The Challenge of Responsible Design

“The science we have, and the technology we have both are always and inevitably a function not simply of ‘reality,’ but of where our attention happens to be focused.”

This is particularly striking to me. It’s something that I know is true, but it’s good to be reminded of it. I tend to be a practical thinker, interested in what is feasible in problem solving. I often find myself limiting my options to the possible, politic decision and find myself detracting from more far out ideas as being “unreasonable”. I think this is something that starkly limits my imagination of the future, not just in design projects but generally in my day to day life.

 

Design + Research

A lot of good points, but this is written as insufferable academic nonsense. Why write something this way? Why not just write something in a way that people can read it? Was this translated into English from another language, or what?

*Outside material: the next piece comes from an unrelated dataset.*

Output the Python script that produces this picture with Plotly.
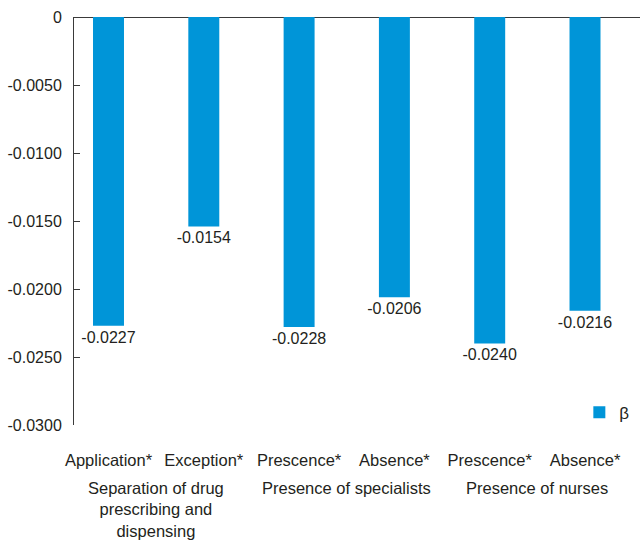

It is good to have criticism in design, but I think it’s easy to go down a rabbit hole. Spending too much time on criticism can be paralyzing to action, which so much design is based around. This might not even be relevant to my practise in this class. As the authors note: “Indeed, it might be difficult for interaction design – and perhaps even for design research – to rest on any singular or stable set of foundations.” The main focus of ‘practical’ criticism seems to be to make sure that your project is fit for its purpose as you’ve defined it, and to keep revisiting the definition. Being nimble in design practise seems more relevant than anything else.

 

Designing Interactions

Is interaction design actually meta design?
There are a number of interesting designs from Dunne and Raby, but it’s interesting that a lot of the books and writings that they cite as inspiration are already popsci books. It’s like they’re deriving a derivative, instead of reading research directly. I mean, it’s not like they don’t go back to hard research, but I can’t help but feel like their work is a little like ‘toy’ work. I see the value of rethinking these ideas, and even doing it in an ‘unreal’ way that pushes outside of our normal thinking, but I feel like I don’t know who the audience for this work is. Other designers? Scientists? How much do ‘normal people’ encounter work like this? They mentioned recruiting people for the placebo work through ads and other everyday means, but where does the work go after that? Into a design book somewhere?  (Aside, where does any work go ‘after’?)